The task: Report every line in the listing below where the string "this" shows up.

--- The data ---

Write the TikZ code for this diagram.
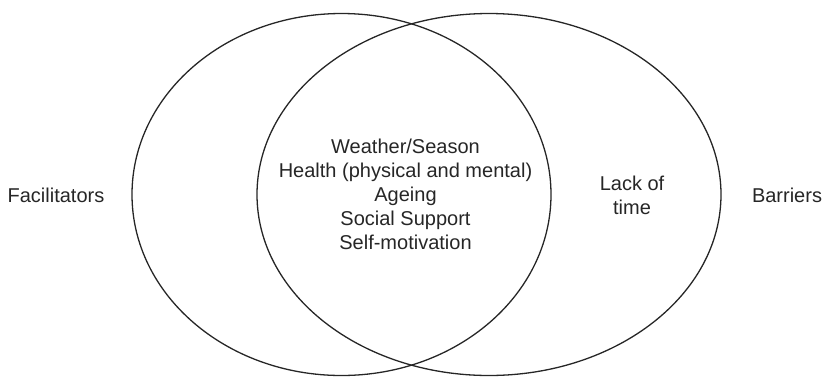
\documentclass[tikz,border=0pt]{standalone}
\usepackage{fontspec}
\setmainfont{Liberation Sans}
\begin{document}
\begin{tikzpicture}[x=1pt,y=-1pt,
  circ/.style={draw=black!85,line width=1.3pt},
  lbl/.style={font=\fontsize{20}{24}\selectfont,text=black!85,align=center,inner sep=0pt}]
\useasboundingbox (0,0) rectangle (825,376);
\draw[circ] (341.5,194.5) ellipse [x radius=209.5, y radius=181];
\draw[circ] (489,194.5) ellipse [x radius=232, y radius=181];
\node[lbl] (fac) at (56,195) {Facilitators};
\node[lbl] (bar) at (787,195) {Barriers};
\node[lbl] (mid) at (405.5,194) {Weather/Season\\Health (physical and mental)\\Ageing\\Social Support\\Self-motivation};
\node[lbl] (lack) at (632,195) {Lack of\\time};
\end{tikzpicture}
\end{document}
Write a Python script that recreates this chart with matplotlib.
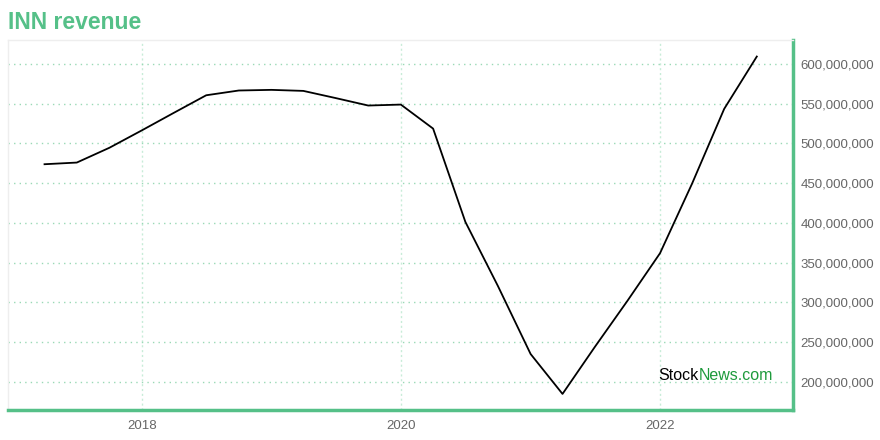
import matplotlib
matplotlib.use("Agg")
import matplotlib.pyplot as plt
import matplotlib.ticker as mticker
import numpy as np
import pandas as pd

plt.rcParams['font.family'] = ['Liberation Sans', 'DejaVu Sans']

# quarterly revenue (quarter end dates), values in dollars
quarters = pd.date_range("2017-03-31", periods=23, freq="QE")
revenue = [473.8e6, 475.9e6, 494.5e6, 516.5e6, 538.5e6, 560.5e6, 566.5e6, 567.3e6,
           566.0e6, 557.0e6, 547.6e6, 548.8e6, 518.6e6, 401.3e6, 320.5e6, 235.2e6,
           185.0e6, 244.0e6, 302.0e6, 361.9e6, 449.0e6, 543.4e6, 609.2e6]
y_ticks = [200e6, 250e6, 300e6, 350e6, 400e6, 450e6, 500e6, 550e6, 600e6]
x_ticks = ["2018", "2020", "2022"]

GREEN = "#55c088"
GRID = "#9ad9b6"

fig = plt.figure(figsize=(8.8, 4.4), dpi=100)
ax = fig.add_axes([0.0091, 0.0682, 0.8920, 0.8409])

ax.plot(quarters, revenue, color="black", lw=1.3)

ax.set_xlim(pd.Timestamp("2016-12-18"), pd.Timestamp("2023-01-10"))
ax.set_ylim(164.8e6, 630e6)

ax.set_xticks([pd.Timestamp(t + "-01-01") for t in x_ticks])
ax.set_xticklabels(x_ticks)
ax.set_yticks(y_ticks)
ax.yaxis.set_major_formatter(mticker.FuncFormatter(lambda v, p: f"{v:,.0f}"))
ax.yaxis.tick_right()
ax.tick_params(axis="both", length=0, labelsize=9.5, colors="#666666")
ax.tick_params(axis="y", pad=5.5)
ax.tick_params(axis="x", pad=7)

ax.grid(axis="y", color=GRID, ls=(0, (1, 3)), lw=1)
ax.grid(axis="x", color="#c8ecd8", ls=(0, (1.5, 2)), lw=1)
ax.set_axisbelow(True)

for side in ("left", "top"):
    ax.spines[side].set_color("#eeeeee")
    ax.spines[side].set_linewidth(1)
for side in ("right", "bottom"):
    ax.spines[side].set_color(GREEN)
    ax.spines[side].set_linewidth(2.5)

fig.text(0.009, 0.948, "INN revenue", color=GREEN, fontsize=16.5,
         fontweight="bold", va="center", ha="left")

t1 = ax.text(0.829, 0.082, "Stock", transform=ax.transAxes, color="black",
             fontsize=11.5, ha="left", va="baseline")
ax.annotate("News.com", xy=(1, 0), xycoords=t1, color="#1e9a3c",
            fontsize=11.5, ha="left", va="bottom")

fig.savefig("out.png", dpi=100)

---

Task response:
Write the TikZ code for this diagram.
Write a Python script that recreates this chart with matplotlib.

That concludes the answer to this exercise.